One of the reasons for training of deep networks for extended periods without labels is that pure backpropagation training has problems with the dilution of gradient information with each step backward through the network. This is why we add a training phase without any notion of target labels, making it possible for the trained network to become familiar with the input data so that it obtains some early initial abstractions, which are then easier to hone during a pure backpropagation phase.
Another way of looking at this is to consider the sources of noise in the system.
From a visual recognition task, there's a great deal of redundant and/or confounding information in the input pixel data and in the initial (random) weights for the neurons in the network. Getting the system into a usable initial condition for reliable back-propagation training is key to avoiding getting caught in local minima (where one is learning more about the noise than about the signal).
Rough progression visually:
Static vs. moving
Stuff vs. non-stuff (interesting vs. boring)
Face vs. non-face
Mummy vs. other people
Black-and-White vs. colours (which become interesting later)
Later on (skipping many stages):
Names for parts of the head
Big vs little - comparing objects
Mine vs. not-mine
Lining things up in rows
Singular vs. plural
These developmental stages seem pretty built-in as being 'interesting' at the time when the brain is ready to appreciate them. Of course, it may be that only a brain prepared with the previous stage is capable of learning the next.
Despite parents' best efforts, most of the labels (or preferences about what aspect of the world is being learned) seem to be internally generated by infants. The brain seems to have a lesson scheme built in - mapping out the right order to adsorb different lessons.

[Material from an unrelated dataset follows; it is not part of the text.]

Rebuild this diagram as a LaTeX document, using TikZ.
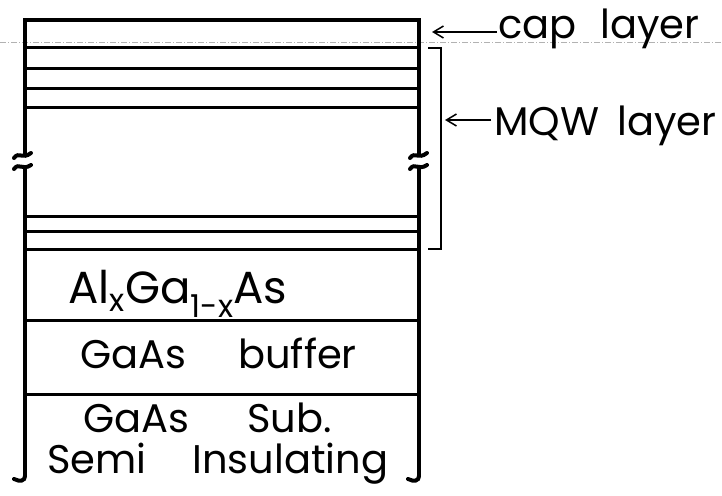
\documentclass[tikz,border=0pt]{standalone}
\usepackage{fontspec}
\setmainfont{Poppins}
\usetikzlibrary{arrows.meta, positioning}

\begin{document}
\begin{tikzpicture}[
    x=1pt, y=-1pt,
    wall/.style={line width=4pt, line cap=round},
    layerline/.style={line width=3pt},
    bracket/.style={line width=1.5pt},
    pointer/.style={-{Straight Barb[length=10pt, width=12pt]}, line width=1.5pt},
    tag/.style={inner sep=0pt, anchor=base west, font=\fontsize{40}{42}\selectfont},
    layername/.style={inner sep=0pt, anchor=base west, font=\fontsize{40}{42}\selectfont}
]
\useasboundingbox (0,0) rectangle (722,495);

% faint scan line
\draw[gray!60, line width=0.6pt, dash pattern=on 6pt off 2pt on 1pt off 2pt] (0,42) -- (722,42);

% outer walls with break marks
\draw[wall] (25,155) -- (25,20) -- (419,20) -- (419,155);
\draw[wall] (25,168) -- (25,476);
\draw[wall] (419,168) -- (419,476);
\draw[wall] (14,158) .. controls (19,151) and (22,160) .. (31,153);
\draw[wall] (14,169) .. controls (19,162) and (22,171) .. (31,165);
\draw[wall] (410,158) .. controls (415,151) and (418,160) .. (427,153);
\draw[wall] (410,169) .. controls (415,162) and (418,171) .. (427,165);
\draw[wall] (25,476) .. controls (25,481) and (20,482) .. (14,479);
\draw[wall] (419,476) .. controls (419,481) and (414,482) .. (408,479);

% layer boundaries
\foreach \ly in {48,68,88,107,216,231,249,320,394}
    \draw[layerline] (25,\ly) -- (419,\ly);

% MQW bracket
\draw[bracket] (428,48) -- (441,48) -- (441,249) -- (428,249);

% layer names
\node[layername, font=\fontsize{45}{47}\selectfont] (alga) at (68,303) {Al\textsubscript{x}Ga\textsubscript{1-x}As};
\node[layername] (buffer) at (80,368) {GaAs\hspace{1.3em}buffer};
\node[layername] (sub) at (83,432) {GaAs\hspace{1.45em}Sub.};
\node[layername, font=\fontsize{40}{42}\selectfont] (semi) at (47,473) {Semi\hspace{1.15em}Insulating};

% side labels
\coordinate (captip) at (432,32);
\coordinate (mqwtip) at (445,120);
\node[tag] (cap) at (498,38) {cap\hspace{0.6em}layer};
\node[tag] (mqw) at (494,135) {MQW\hspace{0.45em}layer};
\draw[pointer] ([xshift=-1pt]cap.west |- captip) -- (captip);
\draw[pointer] ([xshift=-3pt]mqw.west |- mqwtip) -- (mqwtip);

\end{tikzpicture}
\end{document}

As a simple example, "The Hungry Catapillar" offers very different lessons to children of different ages:
a book is not for chewing
looks at pages means more time with parent
turning of pages
turning of pages when it's the right time
poking fingers through the holes
realising that books have a 'right way' up
understanding that the catapillar is same on each page
seeing the different fruit
understanding that the catapillar is eating
seeing that fingers come from one page to the next
understanding that there's a progression in stuff being eaten
realising that the words are the same each time
understanding that the catapillar is getting bigger
being able to fill in missing words
understanding that the catapillar sleeps after eating
understanding that the catapillar becomes a butterfly (this is an enormous jump)
Lots of development occurs without explicit labels. The brain has a built-in knack for knowing when the right time has arrived to chunk up data in ways that will be helpful later.
Building up a network's weights gradually
- solving the bulk problem first, followed by refinements - seems only natural. This may also ensure that the network doesn't get 'prematurely optimized' and cornered in a local minima that is detrimental to further learning progress.
An interesting avenue of inquiry is whether it's possible to find criteria that indicate when a given network is ready to 'move on' to the next stage of difficulty in learning. Can one detect when a network has started to over-learn, and use that signal to introduce the 'next level of difficulty' of input data to prevent this happening?